Klez Worm Continues to Spread
Home PC users should be on the lookout for worm and its variants, as reports of new infections increase.
Joris Evers, IDG News Service
The W32.Klez worm and its variants are still loose in the wild more than a week after the latest variant was discovered, moving antivirus software vendor Symantec to upgrade it to a level 4 virus threat on its danger scale of five.
Symantec says it is receiving more than 3,000 submissions a day of W32.Klez and its variants. At the peak of the SirCam virus, in mid-2001, the company received about 1,500 daily submissions, Symantec of Cupertino, California, says in a statement.
"The number of submissions warrants a level-four rating," says Andre Post, senior researcher at Symantec. "But you have to see this in perspective. The submissions are for all W32.Klez variants--W32.Klez.E and W32.Klez.H are the main two contributors to these numbers."
W32.Klez.H, the latest variant of the W32.Klez mass mailer worm that first surfaced last year, was discovered on April 17. A variant of a worm contains attributes of the original, but has been altered so that it behaves differently. Updated virus signatures from leading antivirus software vendors should protect against the worm.
Hitting Home
Home users, not corporations, are being hit by W32.Klez, according to Post.
"Based on analysis of Thursday's submissions I can say that 5 percent or less of all the submissions that we get are from corporate users. The overwhelming majority is from home users. Corporations have learned that they need to protect themselves from worms and viruses like these," he says.
Marius van Oers, a virus research engineer with Network Associates in Amsterdam, says W32.Klez is spreading worldwide and is "one of the biggest virus threats today, but not historically."
It's not a one-day phenomenon, he says. "It started slowly and we have seen the spread accelerate in the last week."
Network Associates rates the worm "medium" risk, but that really only goes for home users, according to Van Oers, who agreed that W32.Klez finds most of its victims among home users.
"We aren't worried too much about the corporate users as they work with updated virus definitions and filtering on file extensions. However, we are seeing reports from home users.
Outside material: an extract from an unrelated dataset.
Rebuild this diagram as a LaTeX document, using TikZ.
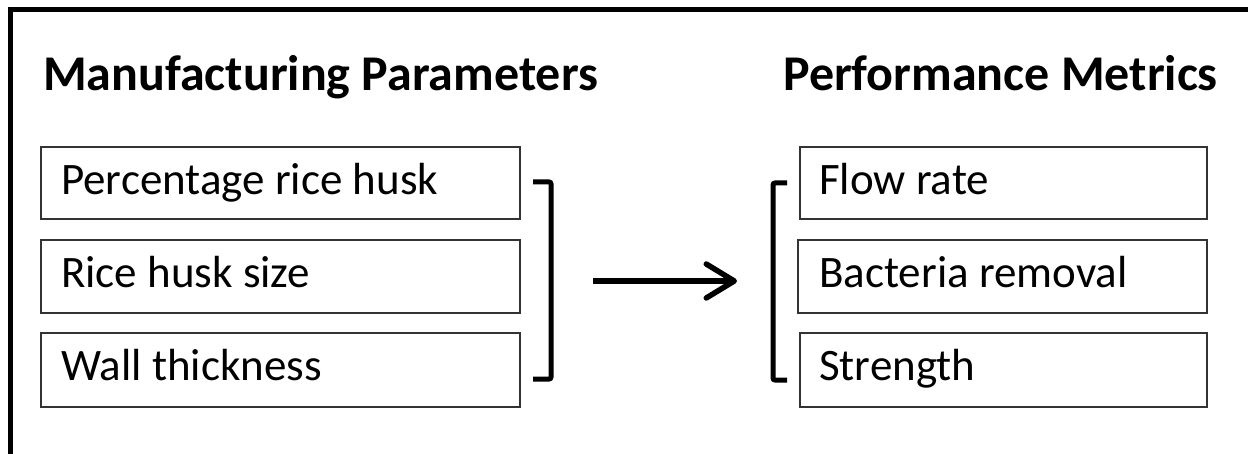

The risk level for corporate users is slightly below medium, but it is certainly at medium for the home users," he says.
Updated Protection
Both Symantec and Network Associates advise users to check if they have recent virus definition files installed. Symantec offers a special software tool to remove the virus.
W32.Klez.H arrives in an e-mail with a random subject line and message body. The sender's e-mail address can be spoofed. Once launched, the worm sends itself to all addresses it finds in the Windows address book, the database of instant-messaging program ICQ, and local files. A file from the user's system is randomly selected and sent along with the worm.
W32.Klez.H also attempts to disable antivirus software and drops another virus in the user's system that tries to infect executable files there and across network filing systems, according to antivirus vendor write-ups of the worm.